Short exercise: Only the lines holding the string "diagram" are needed. Copy each one.

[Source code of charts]
------------------------------------

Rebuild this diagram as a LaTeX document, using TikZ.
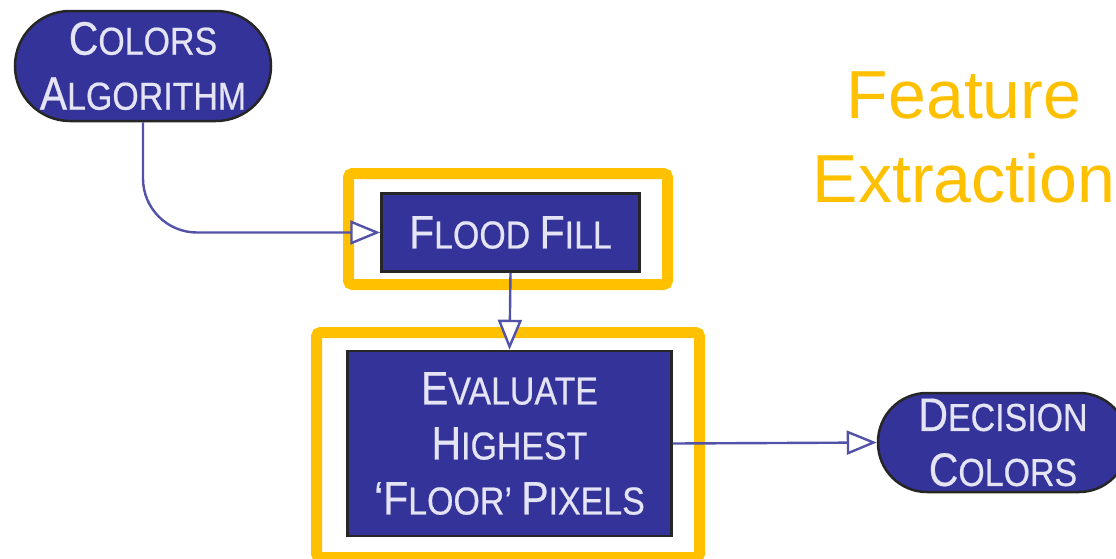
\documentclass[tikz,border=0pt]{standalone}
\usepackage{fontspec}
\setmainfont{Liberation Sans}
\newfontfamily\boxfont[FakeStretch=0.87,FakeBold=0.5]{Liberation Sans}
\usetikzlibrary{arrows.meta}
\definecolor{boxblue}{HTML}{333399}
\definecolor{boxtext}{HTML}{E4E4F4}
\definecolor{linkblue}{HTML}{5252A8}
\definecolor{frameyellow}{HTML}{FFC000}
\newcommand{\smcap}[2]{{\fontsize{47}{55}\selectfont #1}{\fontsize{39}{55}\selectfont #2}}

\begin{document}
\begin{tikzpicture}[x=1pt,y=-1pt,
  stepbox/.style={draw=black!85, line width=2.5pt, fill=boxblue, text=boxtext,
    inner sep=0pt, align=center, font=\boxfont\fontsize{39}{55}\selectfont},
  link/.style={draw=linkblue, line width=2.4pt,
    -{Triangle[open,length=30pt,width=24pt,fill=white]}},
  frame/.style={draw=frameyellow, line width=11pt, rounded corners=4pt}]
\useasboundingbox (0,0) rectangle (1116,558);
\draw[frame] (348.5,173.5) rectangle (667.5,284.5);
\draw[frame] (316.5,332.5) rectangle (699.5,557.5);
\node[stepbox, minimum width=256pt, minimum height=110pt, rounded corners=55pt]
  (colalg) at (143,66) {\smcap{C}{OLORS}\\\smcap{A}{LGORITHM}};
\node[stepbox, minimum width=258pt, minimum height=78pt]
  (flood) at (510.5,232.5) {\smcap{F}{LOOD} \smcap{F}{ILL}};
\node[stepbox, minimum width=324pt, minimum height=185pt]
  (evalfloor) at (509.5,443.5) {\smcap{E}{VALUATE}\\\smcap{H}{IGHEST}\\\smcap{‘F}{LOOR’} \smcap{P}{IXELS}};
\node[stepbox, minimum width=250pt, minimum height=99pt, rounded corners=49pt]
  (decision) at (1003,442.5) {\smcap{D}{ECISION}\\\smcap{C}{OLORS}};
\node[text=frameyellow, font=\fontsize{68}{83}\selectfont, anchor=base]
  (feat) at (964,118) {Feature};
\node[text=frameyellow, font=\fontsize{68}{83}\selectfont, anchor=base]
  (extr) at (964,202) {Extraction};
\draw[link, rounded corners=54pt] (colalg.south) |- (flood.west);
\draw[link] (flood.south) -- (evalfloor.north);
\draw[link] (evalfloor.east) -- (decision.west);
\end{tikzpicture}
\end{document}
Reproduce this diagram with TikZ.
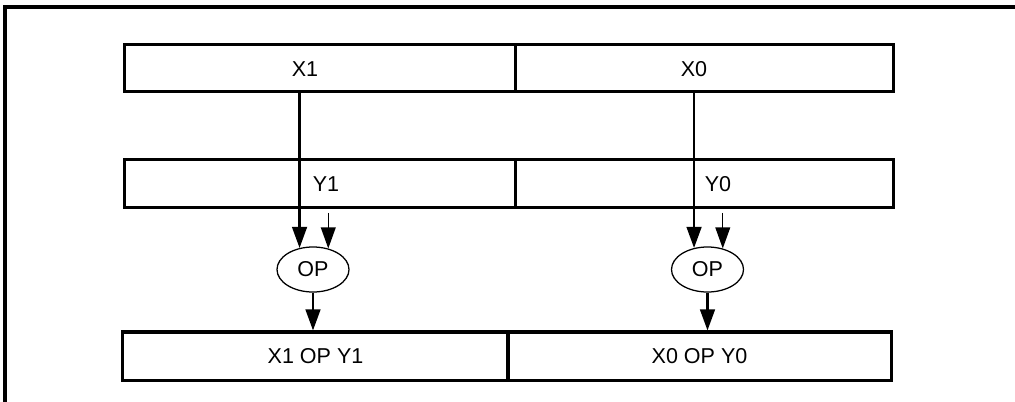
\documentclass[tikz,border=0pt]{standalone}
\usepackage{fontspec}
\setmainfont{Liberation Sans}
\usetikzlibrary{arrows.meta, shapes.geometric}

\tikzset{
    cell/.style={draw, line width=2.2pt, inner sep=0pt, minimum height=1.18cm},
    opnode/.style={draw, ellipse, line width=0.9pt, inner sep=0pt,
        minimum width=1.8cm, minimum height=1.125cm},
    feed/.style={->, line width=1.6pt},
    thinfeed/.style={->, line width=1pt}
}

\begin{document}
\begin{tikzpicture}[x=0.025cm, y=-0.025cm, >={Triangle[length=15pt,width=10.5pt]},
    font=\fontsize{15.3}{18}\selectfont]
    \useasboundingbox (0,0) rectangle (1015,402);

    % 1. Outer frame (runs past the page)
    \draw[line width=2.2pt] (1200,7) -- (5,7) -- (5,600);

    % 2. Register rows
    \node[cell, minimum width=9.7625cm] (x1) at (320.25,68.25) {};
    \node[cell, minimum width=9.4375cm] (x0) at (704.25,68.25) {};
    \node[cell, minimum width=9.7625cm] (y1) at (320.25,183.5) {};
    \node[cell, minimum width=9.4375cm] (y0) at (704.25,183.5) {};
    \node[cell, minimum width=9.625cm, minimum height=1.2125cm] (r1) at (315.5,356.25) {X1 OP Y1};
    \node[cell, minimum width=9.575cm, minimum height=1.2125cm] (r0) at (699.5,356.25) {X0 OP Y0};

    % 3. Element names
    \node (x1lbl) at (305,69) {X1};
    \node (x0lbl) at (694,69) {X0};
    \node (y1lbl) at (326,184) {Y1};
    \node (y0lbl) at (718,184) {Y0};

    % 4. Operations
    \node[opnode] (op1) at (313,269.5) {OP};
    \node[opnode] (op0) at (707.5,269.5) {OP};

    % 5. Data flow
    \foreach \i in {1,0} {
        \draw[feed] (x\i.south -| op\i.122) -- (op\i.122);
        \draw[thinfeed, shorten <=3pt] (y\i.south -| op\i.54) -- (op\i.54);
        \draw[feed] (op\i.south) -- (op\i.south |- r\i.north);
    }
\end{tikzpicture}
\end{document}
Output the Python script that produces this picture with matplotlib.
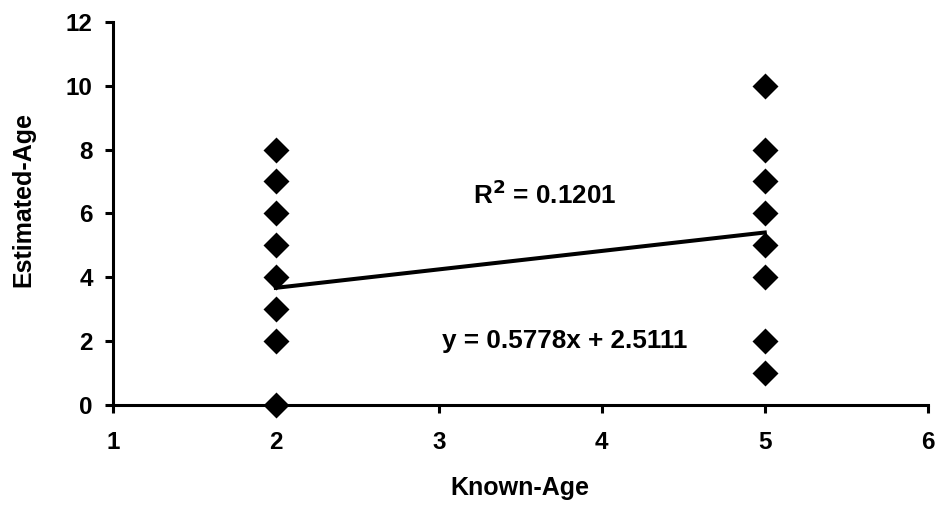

------------------------------------

Task answer:
Rebuild this diagram as a LaTeX document, using TikZ.
Reproduce this diagram with TikZ.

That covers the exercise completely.